L’étape importante à la suite d’un référendum gagnant, c’est donc celle de la négociation Québec-Canada. Et ce qui compte, à cette étape, c’est le pouvoir de négociation de chacune des parties. Or c’est-là que la décision de la CIJ sur le Kosovo prend toute son importance en affirmant qu’en cas d’échec des négociations, une déclaration unilatérale d’indépendance de la part du Québec serait conforme au droit international. Le Québec a donc dans son jeu une carte maitresse pour assurer l’aboutissement fructueux des négociations. C’est un peu l’équivalent du droit de grève ou de lock-out dans les négociations collectives : le simple fait de l’existence de ce droit assure, la plupart du temps, que les négociations se poursuivront de bonne foi et qu’une entente satisfaisante sera conclue.

Or, avant la décision de la CIJ sur le Kosovo, la possibilité de recourir à une déclaration unilatérale d’indépendance, en cas d’échec des négociations, était contestée comme étant contraire au droit international. Cela, dorénavant, ne peut plus être contesté. La Cour suprême du Canada, dans sa décision, l’avait d’ailleurs déjà laissé entendre, mais la chose est désormais incontestable.

Toutes les pièces du processus d’accession à la souveraineté du Québec sont maintenant en place. Il reviendra au peuple du Québec de prendre la décision de devenir souverain au moyen d’un référendum tenu suivant la Loi sur la consultation populaire. La constitutionalité de cette loi a d’ailleurs été reconnue par la Cour suprême du Canada. Puis se tiendront des négociations entre le Québec et le Canada sur les moyens de donner suite à la volonté des Québécois : le Canada aura alors l’obligation constitutionnelle de participer à ces négociations et d’y négocier de bonne foi.
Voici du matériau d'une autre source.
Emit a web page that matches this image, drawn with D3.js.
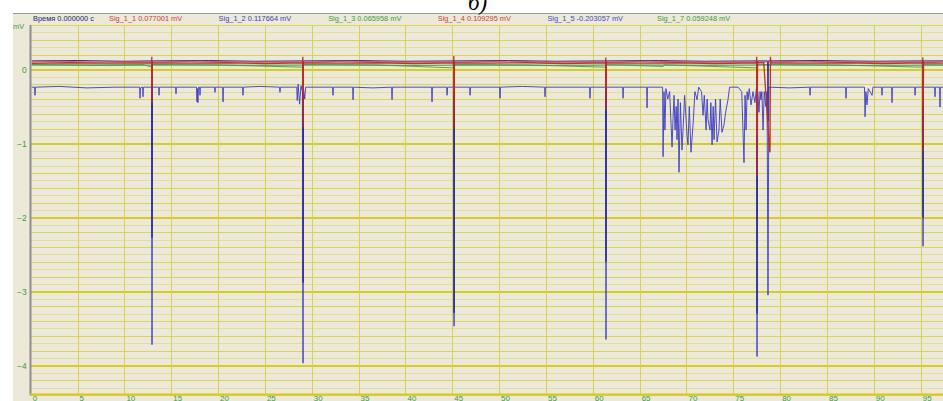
<!DOCTYPE html>
<html><head><meta charset="utf-8">
<script src="https://cdn.jsdelivr.net/npm/d3@7"></script>
<style>body{margin:0;background:#fff}svg{display:block}</style>
</head><body><svg id="c" width="943" height="401"></svg>
<script>
// ---------- data ----------
const titleText = "б)";
const unitLabel = "mV";
const xTicks = [0,5,10,15,20,25,30,35,40,45,50,55,60,65,70,75,80,85,90,95];
const yTicks = [0,-1,-2,-3,-4];
const headerLabels = ["Время 0.000000 с","Sig_1_1 0.077001 mV","Sig_1_2 0.117664 mV","Sig_1_3 0.065958 mV","Sig_1_4 0.109295 mV","Sig_1_5 -0.203057 mV","Sig_1_7 0.059248 mV"];

const sig11 = [[0,0.08],[4,0.09],[8,0.085],[12.9,0.09],[12.93,0.17],[12.95,-0.45],[12.99,0.09],[17,0.085],[21,0.09],[25,0.08],[29.02,0.09],[29.05,0.17],[29.07,-0.78],[29.11,0.09],[33,0.085],[37,0.09],[41,0.08],[45.14,0.09],[45.17,0.18],[45.19,-0.8],[45.23,0.09],[49,0.085],[53,0.09],[57,0.08],[61.36,0.09],[61.39,0.16],[61.41,-0.55],[61.45,0.09],[65,0.085],[69,0.09],[73,0.08],[77.46,0.09],[77.5,0.17],[77.53,-1.45],[77.58,0.09],[78.25,0.09],[78.88,-1.12],[78.92,-1.1],[78.96,0.17],[79.02,0.09],[83,0.085],[87,0.09],[91,0.08],[95.2,0.09],[95.23,0.16],[95.25,-1.1],[95.3,0.09],[97.5,0.085]];
const sig14 = [[0,0.1],[3,0.11],[7,0.1],[11,0.105],[12.91,0.1],[12.96,-0.2],[13.0,0.1],[18,0.11],[23,0.1],[29.03,0.1],[29.08,-0.3],[29.12,0.1],[34,0.11],[39,0.1],[45.15,0.1],[45.2,-0.3],[45.24,0.1],[51,0.11],[56,0.1],[61.37,0.1],[61.42,-0.25],[61.46,0.1],[66,0.11],[71,0.1],[77.47,0.1],[77.54,-0.9],[77.6,0.1],[82,0.11],[88,0.1],[95.21,0.1],[95.26,-0.5],[95.31,0.1],[97.5,0.105]];
const sig12 = [[0,0.115],[5,0.12],[10,0.11],[12.91,0.115],[12.95,-2.27],[12.99,0.115],[19,0.12],[24,0.11],[29.03,0.115],[29.07,-2.88],[29.11,0.115],[35,0.12],[40,0.11],[45.15,0.115],[45.19,-3.29],[45.23,0.115],[51,0.12],[56,0.11],[61.37,0.115],[61.41,-2.6],[61.45,0.115],[67,0.12],[72,0.11],[77.49,0.115],[77.53,-3.3],[77.57,0.115],[78.66,0.115],[78.7,-0.7],[78.74,0.115],[84,0.12],[90,0.11],[95.21,0.115],[95.25,-2.0],[95.29,0.115],[97.5,0.115]];
const sig13 = [[0,0.066],[6,0.06],[12,0.065],[12.95,0.03],[13.0,0.065],[20,0.06],[29.07,0.03],[29.12,0.065],[37,0.06],[45.19,0.02],[45.24,0.065],[53,0.06],[61.41,0.03],[61.46,0.065],[67.5,0.04],[67.6,0.062],[77.53,0.02],[77.6,0.065],[86,0.06],[95.25,0.03],[95.3,0.065],[97.5,0.06]];
const sig17 = [[0,0.059],[8,0.055],[16,0.06],[24,0.056],[32,0.06],[40,0.055],[48,0.058],[56,0.055],[64,0.06],[72,0.056],[80,0.06],[88,0.055],[97.5,0.058]];
const sig15 = [[0,-0.24],[0.42,-0.24],[0.46,-0.35],[0.5,-0.24],[3,-0.23],[6,-0.25],[9,-0.24],
[11.63,-0.24],[11.67,-0.39],[11.72,-0.25],[11.95,-0.24],[11.99,-0.37],[12.03,-0.24],
[12.91,-0.24],[12.95,-3.72],[12.99,-0.24],
[13.66,-0.24],[13.7,-0.35],[13.74,-0.24],[15.47,-0.24],[15.51,-0.33],[15.55,-0.24],
[17.7,-0.24],[17.75,-0.44],[17.8,-0.26],[17.85,-0.45],[17.9,-0.24],[18.03,-0.24],[18.07,-0.35],[18.11,-0.24],
[19.63,-0.24],[19.67,-0.31],[19.71,-0.24],[20.49,-0.24],[20.53,-0.44],[20.57,-0.24],
[22.62,-0.24],[22.66,-0.35],[22.7,-0.24],[24.5,-0.23],[26.57,-0.24],[26.61,-0.31],[26.65,-0.24],
[28.4,-0.24],[28.45,-0.42],[28.55,-0.2],[28.7,-0.47],[28.85,-0.22],[29.0,-0.3],[29.07,-3.97],[29.12,-0.26],[29.25,-0.4],[29.35,-0.24],
[32.23,-0.24],[32.27,-0.35],[32.31,-0.24],[34.37,-0.24],[34.41,-0.41],[34.45,-0.24],[36.5,-0.25],
[38.53,-0.24],[38.57,-0.41],[38.61,-0.24],[42.8,-0.24],[42.84,-0.44],[42.88,-0.24],
[44.4,-0.24],[44.44,-0.35],[44.5,-0.24],[45.15,-0.24],[45.19,-3.47],[45.23,-0.24],
[46.86,-0.24],[46.9,-0.35],[46.94,-0.24],[50.06,-0.24],[50.1,-0.39],[50.14,-0.24],[52.5,-0.23],
[54.86,-0.24],[54.9,-0.37],[54.94,-0.24],[59.66,-0.24],[59.7,-0.39],[59.74,-0.24],
[61.37,-0.24],[61.41,-3.65],[61.45,-0.24],[63.19,-0.24],[63.23,-0.39],[63.27,-0.24],
[65.75,-0.24],[65.79,-0.52],[65.83,-0.24],
[67.45,-0.24],[67.5,-1.18],[67.6,-0.3],[67.7,-0.82],[67.8,-0.26],[68.0,-0.4],[68.2,-0.3],[68.46,-1.05],[68.56,-0.68],[68.67,-0.35],[68.78,-0.82],[68.9,-0.5],[68.99,-0.95],[69.1,-0.4],[69.2,-1.39],[69.35,-0.45],[69.52,-1.09],[69.63,-0.82],[69.8,-0.35],[70.06,-0.89],[70.16,-1.02],[70.3,-0.5],[70.48,-1.12],[70.7,-0.75],[70.9,-0.3],[71.13,-0.41],[71.3,-0.24],[71.6,-0.3],[71.77,-0.62],[71.9,-0.35],[72.09,-0.82],[72.2,-0.4],[72.3,-0.68],[72.51,-0.82],[72.6,-0.45],[72.73,-1.02],[72.85,-0.5],[72.94,-0.95],[73.1,-0.4],[73.26,-0.98],[73.47,-0.82],[73.6,-0.4],[73.79,-0.85],[74.0,-0.75],[74.22,-0.55],[74.43,-0.41],[74.6,-0.24],
[75.5,-0.24],[75.9,-0.3],[76.14,-1.26],[76.25,-0.35],[76.36,-0.82],[76.47,-0.3],[76.57,-0.41],[76.7,-0.26],[76.89,-0.48],[77.1,-0.3],[77.3,-0.45],[77.48,-0.24],[77.53,-3.88],[77.6,-0.3],[77.74,-0.58],[77.85,-0.3],[77.95,-0.41],[78.05,-0.3],[78.17,-0.82],[78.3,-0.3],[78.45,-0.5],[78.6,-0.3],[78.7,-3.05],[78.8,-0.24],
[81,-0.25],[83.15,-0.24],[83.19,-0.35],[83.23,-0.24],[86.99,-0.24],[87.03,-0.39],[87.07,-0.24],
[89.0,-0.24],[89.06,-0.64],[89.15,-0.3],[89.27,-0.48],[89.4,-0.26],[89.81,-0.35],[89.9,-0.24],
[90.83,-0.24],[90.87,-0.35],[90.91,-0.24],[91.9,-0.24],[91.94,-0.45],[91.98,-0.24],
[94.36,-0.24],[94.4,-0.35],[94.44,-0.24],[95.21,-0.24],[95.25,-2.39],[95.29,-0.24],
[96.49,-0.24],[96.53,-0.37],[96.57,-0.24],[97.02,-0.24],[97.06,-0.51],[97.1,-0.24],[97.5,-0.24]];

// ---------- layout ----------
const svg = d3.select("#c");
const W = 943, H = 401;
const plotL = 30.7, plotT = 25, plotB = 394.5;
const x = d3.scaleLinear().domain([0, 95]).range([30.7, 920.7]);
const y = d3.scaleLinear().domain([0.6, -4.4]).range([25, 395]);
const bg = "#ECE9D8";
const labelGreen = "#3f9a3f";
const font = "'Liberation Sans', Arial, sans-serif";

svg.append("rect").attr("width", W).attr("height", H).attr("fill", "#fff");
svg.append("rect").attr("x", 13).attr("y", 13).attr("width", W - 13).attr("height", H - 13).attr("fill", bg);
svg.append("line").attr("x1", 13).attr("x2", W).attr("y1", 13.5).attr("y2", 13.5).attr("stroke", "#9a9a9a").attr("stroke-width", 1);

// title
svg.append("text").attr("x", 468).attr("y", 10).attr("font-family", "'Liberation Serif', 'DejaVu Serif', serif")
  .attr("font-style", "italic").attr("font-size", 23).attr("fill", "#000").text(titleText);

// header labels
const headerColors = ["#1e1e70", "#c84040", "#4040b0", "#3f9a3f", "#c84040", "#4848c0", "#3f9a3f"];
svg.append("g").selectAll("text").data(headerLabels).join("text")
  .attr("x", (d, i) => i === 0 ? 33 : 109 + (i - 1) * 109.6)
  .attr("y", 20.5).attr("font-family", font).attr("font-size", 7.4)
  .attr("fill", (d, i) => headerColors[i]).text(d => d);

// grid
const grid = svg.append("g").attr("shape-rendering", "crispEdges");
const hVals = d3.range(-44, 7).map(k => k / 10);
grid.selectAll("line.h").data(hVals).join("line").attr("class", "h")
  .attr("x1", plotL).attr("x2", W)
  .attr("y1", d => Math.round(y(d)) + 0.5).attr("y2", d => Math.round(y(d)) + 0.5)
  .attr("stroke", d => {
    const k = Math.round(d * 10);
    if (k % 10 === 0) return "#d6cd22";
    if (k % 2 === 0) return "#dad45a";
    return "#e1dd9c";
  })
  .attr("stroke-width", d => Math.round(d * 10) % 10 === 0 ? 2 : 1);
grid.selectAll("line.v").data(xTicks.filter(t => t > 0)).join("line").attr("class", "v")
  .attr("x1", d => Math.round(x(d)) + 0.5).attr("x2", d => Math.round(x(d)) + 0.5)
  .attr("y1", plotT).attr("y2", plotB)
  .attr("stroke", "#d8d054").attr("stroke-width", 1);

// clip for signals
svg.append("clipPath").attr("id", "clip").append("rect")
  .attr("x", plotL + 1).attr("y", plotT).attr("width", W - plotL).attr("height", plotB - plotT);

const line = d3.line().x(d => x(d[0])).y(d => y(d[1]));
const sigG = svg.append("g").attr("clip-path", "url(#clip)");
const series = [
  {data: sig17, color: "#2f9a2f", w: 1, o: 1},
  {data: sig13, color: "#3aa03a", w: 1, o: 0.9},
  {data: sig15, color: "#3b3bc6", w: 1, o: 0.9},
  {data: sig12, color: "#2a2aa0", w: 1, o: 1},
  {data: sig14, color: "#d04848", w: 1, o: 0.85},
  {data: sig11, color: "#c02828", w: 1.3, o: 0.95}
];
sigG.selectAll("path").data(series).join("path")
  .attr("d", d => line(d.data)).attr("fill", "none")
  .attr("stroke", d => d.color).attr("stroke-width", d => d.w).attr("stroke-opacity", d => d.o)
  .attr("stroke-linejoin", "miter");

// axes lines
svg.append("line").attr("x1", 30.5).attr("x2", 30.5).attr("y1", plotT).attr("y2", plotB + 1)
  .attr("stroke", "#8e8e8e").attr("stroke-width", 2);
svg.append("line").attr("x1", 30).attr("x2", W).attr("y1", plotB).attr("y2", plotB)
  .attr("stroke", "#d4ca1e").attr("stroke-width", 2);

// y axis
const yAxis = svg.append("g").attr("transform", `translate(${plotL},0)`)
  .call(d3.axisLeft(y).tickValues(yTicks).tickSize(0).tickPadding(4).tickFormat(d3.format("d")));
yAxis.select(".domain").remove();
yAxis.selectAll("text").attr("font-family", font).attr("font-size", 8.5).attr("fill", labelGreen);

// x axis
const xAxis = svg.append("g").attr("transform", `translate(0,${plotB})`)
  .call(d3.axisBottom(x).tickValues(xTicks).tickSize(0).tickFormat(d3.format("d")));
xAxis.select(".domain").remove();
xAxis.selectAll("text").attr("font-family", font).attr("font-size", 8).attr("fill", labelGreen)
  .attr("text-anchor", "start").attr("x", 1.5).attr("y", 6.3).attr("dy", 0);

// unit label
svg.append("text").attr("x", 13).attr("y", 28.5).attr("font-family", font).attr("font-size", 7.4)
  .attr("fill", labelGreen).text(unitLabel);
</script></body></html>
Le pouvoir de négociation du Québec à cette table de négociation sera fortement renforcée par la pression internationale qui découlera de la possibilité légale qu’aura le Québec, en cas d’échec, de déclarer unilatéralement son indépendance. Tous auront alors intérêt à ce que cette question se règle rapidement par la voie de la négociation et, évidemment, feront des pressions en conséquence sur le Canada.

La vraie leçon qu’il faut tirer de la décision de la CIJ sur le Kosovo, ce n’est pas que le Québec n’est pas le Kosovo, mais plutôt que le Canada n’est pas la Serbie.